EXERCISE:
Exactly as written, write out the lines below from the first to the one containing "YAxis, Legend, LabelList", inclusive. Pictures do not belong in the copy.

DATA SEGMENT:

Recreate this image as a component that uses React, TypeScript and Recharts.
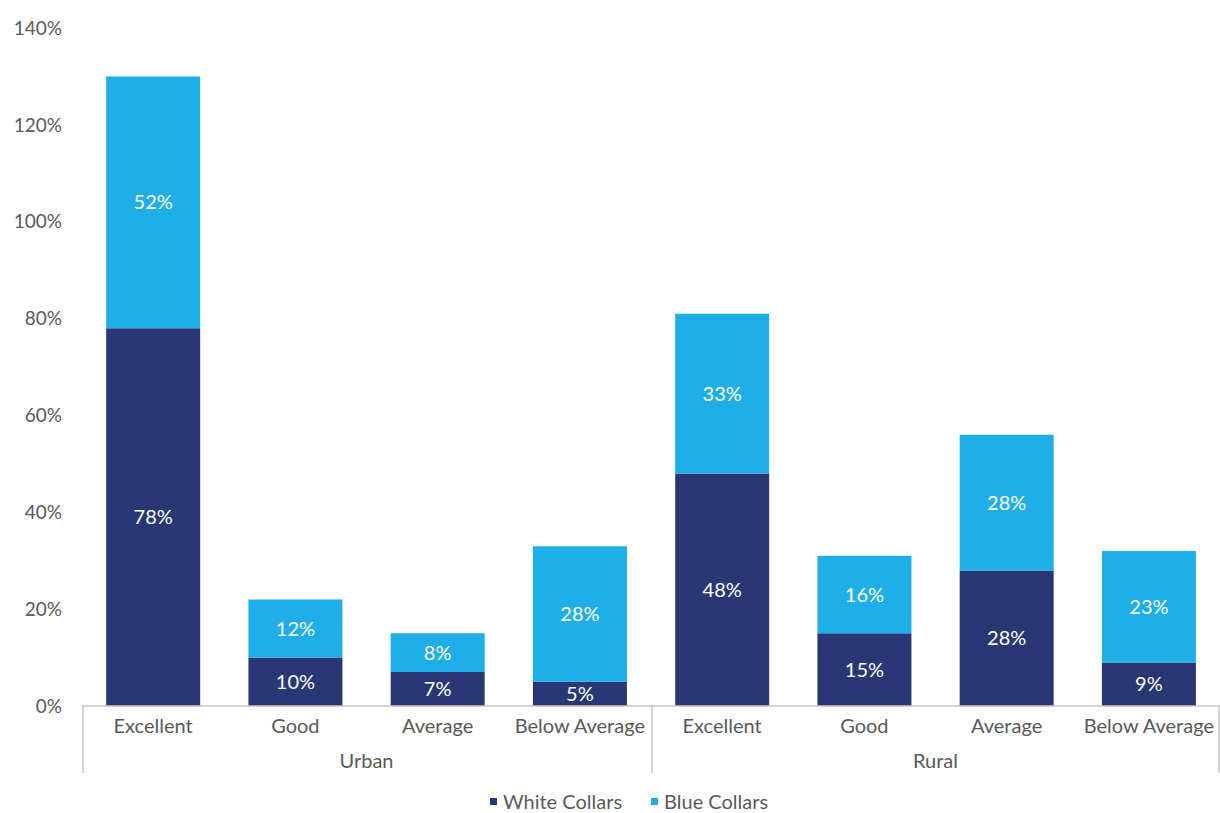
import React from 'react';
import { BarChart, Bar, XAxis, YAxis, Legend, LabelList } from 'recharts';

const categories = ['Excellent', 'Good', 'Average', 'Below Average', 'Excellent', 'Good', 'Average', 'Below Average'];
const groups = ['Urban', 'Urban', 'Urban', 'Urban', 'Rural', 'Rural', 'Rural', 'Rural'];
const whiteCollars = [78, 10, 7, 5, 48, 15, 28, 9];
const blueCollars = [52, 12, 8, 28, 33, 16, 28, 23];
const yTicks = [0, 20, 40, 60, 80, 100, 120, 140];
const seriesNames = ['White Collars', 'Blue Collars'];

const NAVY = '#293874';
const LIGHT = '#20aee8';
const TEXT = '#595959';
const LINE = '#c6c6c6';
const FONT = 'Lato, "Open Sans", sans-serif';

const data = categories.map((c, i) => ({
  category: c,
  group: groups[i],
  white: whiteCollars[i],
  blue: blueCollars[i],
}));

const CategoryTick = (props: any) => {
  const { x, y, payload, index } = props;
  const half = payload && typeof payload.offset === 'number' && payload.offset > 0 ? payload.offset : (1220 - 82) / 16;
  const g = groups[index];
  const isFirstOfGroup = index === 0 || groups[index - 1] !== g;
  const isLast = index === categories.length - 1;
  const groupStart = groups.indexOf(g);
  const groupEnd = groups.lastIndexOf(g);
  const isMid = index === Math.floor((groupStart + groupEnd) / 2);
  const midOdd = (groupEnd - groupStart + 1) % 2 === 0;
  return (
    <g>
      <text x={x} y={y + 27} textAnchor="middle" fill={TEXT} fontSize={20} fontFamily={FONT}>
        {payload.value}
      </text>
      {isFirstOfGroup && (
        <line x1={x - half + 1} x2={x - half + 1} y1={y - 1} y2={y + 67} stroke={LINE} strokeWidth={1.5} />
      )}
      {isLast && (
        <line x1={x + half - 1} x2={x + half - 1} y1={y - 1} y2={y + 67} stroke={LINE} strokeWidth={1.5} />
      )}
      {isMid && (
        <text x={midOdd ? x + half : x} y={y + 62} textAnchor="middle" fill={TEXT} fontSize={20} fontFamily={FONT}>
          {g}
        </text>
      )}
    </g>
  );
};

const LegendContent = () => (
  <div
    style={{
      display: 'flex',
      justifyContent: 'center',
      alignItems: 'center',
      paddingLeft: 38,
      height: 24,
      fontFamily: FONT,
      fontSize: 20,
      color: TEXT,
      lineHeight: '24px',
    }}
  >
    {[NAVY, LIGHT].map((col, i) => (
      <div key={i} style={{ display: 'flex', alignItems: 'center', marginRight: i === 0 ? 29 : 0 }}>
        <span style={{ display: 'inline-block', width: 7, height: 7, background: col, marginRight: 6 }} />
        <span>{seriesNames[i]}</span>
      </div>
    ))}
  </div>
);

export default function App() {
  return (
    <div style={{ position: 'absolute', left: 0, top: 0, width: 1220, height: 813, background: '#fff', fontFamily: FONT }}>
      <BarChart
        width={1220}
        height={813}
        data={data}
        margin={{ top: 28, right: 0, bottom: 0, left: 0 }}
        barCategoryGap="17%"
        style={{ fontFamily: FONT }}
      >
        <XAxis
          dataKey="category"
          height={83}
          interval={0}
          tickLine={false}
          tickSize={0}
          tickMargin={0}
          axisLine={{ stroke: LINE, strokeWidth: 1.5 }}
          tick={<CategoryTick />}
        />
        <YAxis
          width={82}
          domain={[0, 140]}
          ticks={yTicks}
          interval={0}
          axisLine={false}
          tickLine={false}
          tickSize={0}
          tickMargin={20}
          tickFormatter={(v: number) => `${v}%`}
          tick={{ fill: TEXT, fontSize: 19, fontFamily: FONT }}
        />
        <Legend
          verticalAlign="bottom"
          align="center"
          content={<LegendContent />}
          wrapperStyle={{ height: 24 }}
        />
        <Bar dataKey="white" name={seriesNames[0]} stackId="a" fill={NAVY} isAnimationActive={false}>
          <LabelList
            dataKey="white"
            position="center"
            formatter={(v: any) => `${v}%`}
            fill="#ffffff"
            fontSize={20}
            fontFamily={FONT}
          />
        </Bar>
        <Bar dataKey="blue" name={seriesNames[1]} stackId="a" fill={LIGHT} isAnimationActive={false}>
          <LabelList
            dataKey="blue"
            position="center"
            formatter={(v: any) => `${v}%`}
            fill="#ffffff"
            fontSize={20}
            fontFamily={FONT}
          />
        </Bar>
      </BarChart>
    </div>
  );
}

CORRECT RESPONSE:
Recreate this image as a component that uses React, TypeScript and Recharts.
import React from 'react';
import { BarChart, Bar, XAxis, YAxis, Legend, LabelList } from 'recharts';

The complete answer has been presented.